Dr. Charlotte McIvor is a lecturer in drama and theatre studies at the National University of Ireland, Galway. She is the author of Migration and Performance in Contemporary Ireland: Towards A New Interculturalism (Palgrave Macmillan, 2016) and the co-editor of Interculturalism and Performance Now: New Directions? (with Jason King, Palgrave Macmillan, 2019), Devised Performance in Irish Theatre: Histories and Contemporary Practice (with Siobhan O’Gorman, Carysfort Press, 2015) and Staging Intercultural Ireland: Plays and Practitioner Perspectives (with Matthew Spangler, Cork University Press, 2014). She has published in journals including Theatre Topics, Modern Drama, Irish University Review, Irish Studies Review, and multiple edited volumes on contemporary theatre and performance. Also a director and dramaturge, recent projects in Ireland include directing Frank McGuinness’ adaptation of Sophocles’ Electra (2014) and multiple iterations of the original devised theatre piece 100 Shades of Grey co-created with NUI Galway students addressing issues of sexual consent and assault. In 2016, she co-directed the film adaptation of 100 Shades of Grey as Lucy’s House Party (with Mick Ruane) for the Manuela Riedo Foundation’s secondary school education project on sexual consent in Ireland. She has recently collaborated again with Ruane and NUI Galway students on the production of a new multimedia campaign addressing practical fluency around sexual consent which includes a series of interactive short films released online via 2018/2019. As a member of the Active Consent Research Programme, she is also the co-author of a report along with Dr. Pádraig MacNeela and Dr. Siobhan O’Higgins which details the effectiveness of consent workshops in Irish universities and the role of arts interventions in sexual health education. She is launching a pilot third-level theatre tour of a new version of 100 Shades of Grey as part of the Active Consent programme in autumn 2019.

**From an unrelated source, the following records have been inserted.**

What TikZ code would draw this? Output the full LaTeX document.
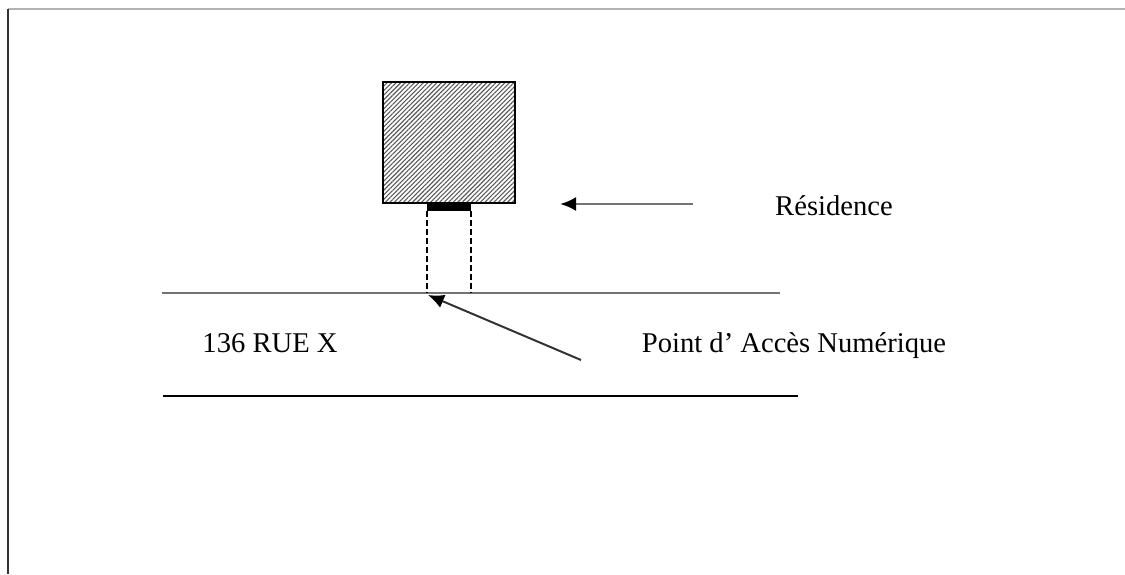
\documentclass[tikz,border=0pt]{standalone}
\usepackage{fontspec}
\setmainfont{Liberation Serif}
\usetikzlibrary{patterns.meta, arrows.meta}

\begin{document}
\begin{tikzpicture}[x=0.5pt, y=-0.5pt,
    txt/.style={font=\fontsize{14.3}{17}\selectfont, inner sep=0pt},
    pointer/.style={draw=black!55, line width=1.3pt, -{Latex[black, length=8pt, width=7pt]}}]
    \useasboundingbox (0,0) rectangle (1125,574);

    % Page frame
    \draw[black!30, line width=1.2pt] (8,9) -- (1125,9);
    \draw[black!80, line width=1.4pt] (8,9) -- (8,574);

    % The house and its access point
    \node[draw, line width=1.2pt, minimum width=66pt, minimum height=60.5pt, inner sep=0pt,
          pattern={Lines[angle=45, distance=1.6pt, line width=0.55pt]}, pattern color=black!65]
          (home) at (449,142.5) {};
    \node[fill=black, minimum width=22pt, minimum height=4.5pt, inner sep=0pt,
          anchor=north] (access) at (449,201.5) {};

    % Street edges
    \coordinate (road-w) at (162,293);
    \coordinate (road-e) at (780,293);
    \coordinate (kerb-w) at (163,396);
    \coordinate (kerb-e) at (798,396);
    \draw[black!55, line width=1.3pt] (road-w) -- (road-e);
    \draw[line width=1.2pt] (kerb-w) -- (kerb-e);

    % Connection down to the street
    \draw[line width=1pt, dash pattern=on 3pt off 1.5pt] (access.south west) -- (access.south west |- road-w);
    \draw[line width=1pt, dash pattern=on 3pt off 1.5pt] (access.south east) -- (access.south east |- road-w);

    % Labels
    \node[txt] (res) at (834,206) {Résidence};
    \node[txt] (street) at (270,343) {136 RUE X};
    \node[txt] (pan) at (794,346) {Point d' Accès Numérique};

    % Pointers
    \coordinate (res-tail) at (693,204);
    \coordinate (res-tip) at (560,204);
    \coordinate (pan-tail) at (581,360);
    \coordinate (pan-tip) at (428,295);
    \draw[pointer] (res-tail) -- (res-tip);
    \draw[pointer, draw=black!80, line width=1pt] (pan-tail) -- (pan-tip);
\end{tikzpicture}
\end{document}
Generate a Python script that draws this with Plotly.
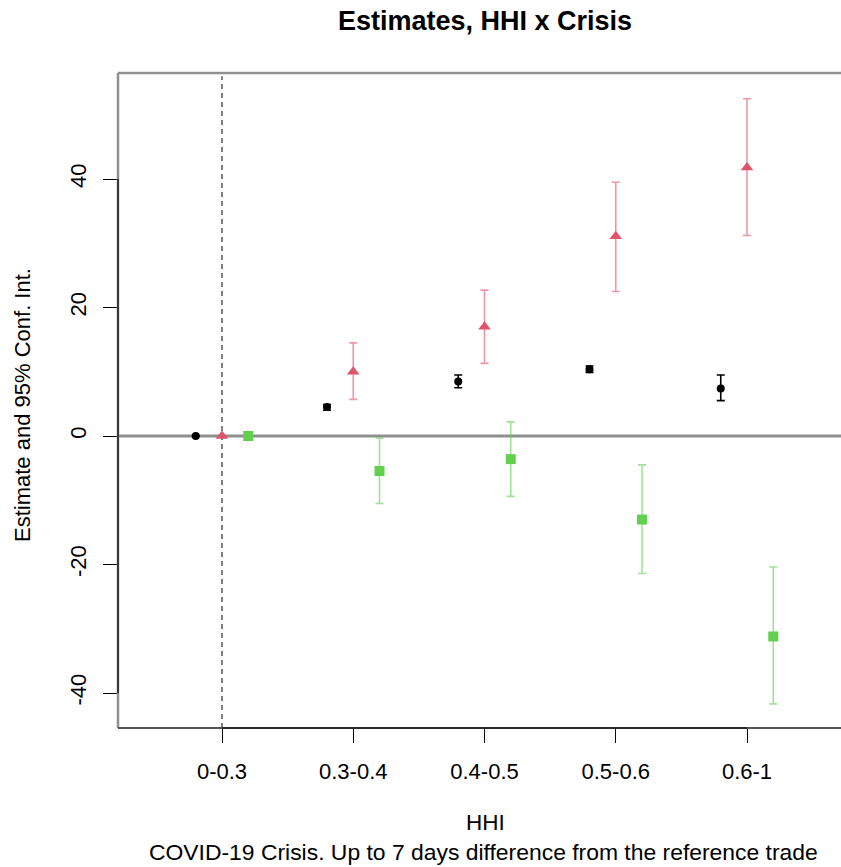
import plotly.graph_objects as go

# HHI bins on the x axis
categories = ["0-0.3", "0.3-0.4", "0.4-0.5", "0.5-0.6", "0.6-1"]
y_ticks = [-40, -20, 0, 20, 40]

# Series 1 (black, circles)
s1_est = [0.0, 4.5, 8.5, 10.4, 7.4]
s1_lo = [0.0, 4.0, 7.5, 9.9, 5.5]
s1_hi = [0.0, 4.9, 9.5, 10.9, 9.5]

# Series 2 (red, triangles)
s2_est = [0.0, 10.0, 17.0, 31.1, 41.8]
s2_lo = [0.0, 5.7, 11.3, 22.5, 31.2]
s2_hi = [0.0, 14.5, 22.7, 39.5, 52.5]

# Series 3 (green, squares)
s3_est = [0.0, -5.45, -3.6, -13.0, -31.2]
s3_lo = [0.0, -10.5, -9.4, -21.4, -41.7]
s3_hi = [0.0, -0.36, 2.2, -4.5, -20.4]

FONT = "Liberation Sans, Arial, Helvetica, sans-serif"
pos = list(range(1, len(categories) + 1))

W, H = 841, 867
L, R, T, B = 118, 0, 73, 139
plot_w = W - L - R
plot_h = H - T - B


def px_x(px):
    return (px - L) / plot_w


def px_y(py):
    return (H - B - py) / plot_h


def series(est, lo, hi, offset, color, bar_color, symbol, size, cap):
    return go.Scatter(
        x=[p + offset for p in pos],
        y=est,
        mode="markers",
        marker=dict(symbol=symbol, size=size, color=color, line=dict(width=0)),
        error_y=dict(
            type="data",
            symmetric=False,
            array=[h - e for h, e in zip(hi, est)],
            arrayminus=[e - l for e, l in zip(est, lo)],
            color=bar_color,
            thickness=1.6,
            width=cap,
        ),
        showlegend=False,
        cliponaxis=False,
    )


fig = go.Figure()
fig.add_trace(series(s1_est, s1_lo, s1_hi, -0.2, "black", "black", "circle", 8, 4))
fig.add_trace(series(s2_est, s2_lo, s2_hi, 0.0, "#DF536B", "rgba(223,83,107,0.6)",
                     "triangle-up", 11, 4))
fig.add_trace(series(s3_est, s3_lo, s3_hi, 0.2, "#61D04F", "rgba(97,208,79,0.6)",
                     "square", 10, 4))

gray = "#8f8f8f"
shapes = [
    # zero reference line
    dict(type="line", xref="paper", yref="y", x0=0, x1=1, y0=0, y1=0,
         line=dict(color=gray, width=3), layer="below"),
    # reference category marker
    dict(type="line", xref="x", yref="paper", x0=1, x1=1, y0=0, y1=0.995,
         line=dict(color="black", width=1, dash="5px,4px"), layer="below"),
    # plot box
    dict(type="line", xref="paper", yref="paper", x0=0, x1=1, y0=1, y1=1,
         line=dict(color=gray, width=2.5)),
    dict(type="line", xref="paper", yref="paper", x0=0, x1=0, y0=0, y1=1,
         line=dict(color=gray, width=2.5)),
    dict(type="line", xref="paper", yref="paper", x0=0, x1=1, y0=0, y1=0,
         line=dict(color="#555555", width=2)),
    # axis lines spanning the ticks
    dict(type="line", xref="paper", yref="y", x0=0, x1=0, y0=y_ticks[0], y1=y_ticks[-1],
         line=dict(color="black", width=1.2)),
    dict(type="line", xref="x", yref="paper", x0=pos[0], x1=pos[-1], y0=0, y1=0,
         line=dict(color="black", width=1.2)),
]

annotations = [
    dict(text="<b>Estimates, HHI x Crisis</b>", xref="paper", yref="paper",
         x=px_x(485), y=px_y(21), xanchor="center", yanchor="middle",
         showarrow=False, font=dict(size=27, color="black", family=FONT)),
    dict(text="HHI", xref="paper", yref="paper",
         x=px_x(485), y=px_y(822), xanchor="center", yanchor="middle",
         showarrow=False, font=dict(size=22.5, color="black", family=FONT)),
    dict(text="COVID-19 Crisis. Up to 7 days difference from the reference trade",
         xref="paper", yref="paper",
         x=px_x(483), y=px_y(852), xanchor="center", yanchor="middle",
         showarrow=False, font=dict(size=22.9, color="black", family=FONT)),
    dict(text="Estimate and 95% Conf. Int.", xref="paper", yref="paper",
         x=px_x(22), y=px_y(405), xanchor="center", yanchor="middle", textangle=-90,
         showarrow=False, font=dict(size=22, color="black", family=FONT)),
]

x0 = 1 - (222 - L) / 131.25
x1 = 1 + (W - 222) / 131.25
y_top = (436 - T) / 6.425
y_bot = -(H - B - 436) / 6.425

fig.update_layout(
    width=W, height=H,
    margin=dict(l=L, r=R, t=T, b=B, pad=0),
    paper_bgcolor="white", plot_bgcolor="white",
    font=dict(family=FONT, size=22, color="black"),
    shapes=shapes,
    annotations=annotations,
    xaxis=dict(
        range=[x0, x1], tickmode="array", tickvals=pos, ticktext=categories,
        ticks="outside", ticklen=14, tickwidth=1, tickcolor="black",
        showgrid=False, zeroline=False, showline=False,
        tickfont=dict(size=22, color="black", family=FONT),
        ticklabelstandoff=10,
    ),
    yaxis=dict(
        range=[y_bot, y_top], tickmode="array", tickvals=y_ticks,
        ticktext=[str(v) for v in y_ticks],
        ticks="outside", ticklen=14, tickwidth=1, tickcolor="black",
        showgrid=False, zeroline=False, showline=False, tickangle=-90,
        tickfont=dict(size=22, color="black", family=FONT),
        ticklabelstandoff=8,
    ),
)

fig.write_html("out.html")
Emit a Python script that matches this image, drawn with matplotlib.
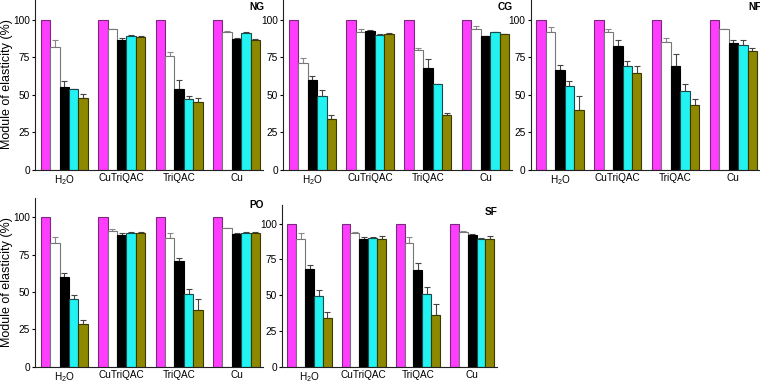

This presentation engages the Active Consent programme team’s inaugural Irish national university theatre tour of their original play, The Kinds of Sex You Might Have in College, co-created with college students and in development since 2014. The Active Consent Programme works with young people to shine light on grey areas regarding sexual consent and provide practical skills through interactive workshops, engagement with multimedia materials, and ongoing research into sexual attitudes and behaviours across Ireland.
The Kinds of Sex You Might Have in College turns the Active Consent Programme’s core messages into a live theatrical event aimed at college-age audiences and toured throughout Ireland in 2019-2020. It is a play about what you want, how you want it, if you want it and what happens when you don’t. Performed by an energetic ensemble of actors who play multiple roles, this theatrical performance brings audiences through a range of sketches that dramatize sexual scenarios and viewpoints that individuals may encounter during college life. Tackling experiences from across all genders, all relationships and all sexualities (or as many of them as we could fit into one hour), The Kinds of Sex You Might Have in College combines humour, satire and drama to share diverse experiences.
The Active Consent Programme’s use of live theatre as one of the project’s key interventions tests the efficacy of performance in expanding and changing audiences’ sexual attitudes and reported behaviour. This presentation will reflect on the learning and data collated from the 2019-2020, drawing on audience feedback forms and the acting company and creative team’s experiences on the road. Can a single artistic intervention exert enough force to contribute meaningfully to cultural attitude changes around consent, sexual assault and rape across all genders, all sexualities and all relationship? What analytical tools do we need to develop to answer that question, or are we missing the point? And how might theatre’s ancient Greek origins as an act attempting a representational microcosm of democracy in process through the gathering of performers and audiences be a crucial touchstone for developing the kind of analytical tools necessary to assess this project and its impact on attitudes towards sexuality and sexual violence?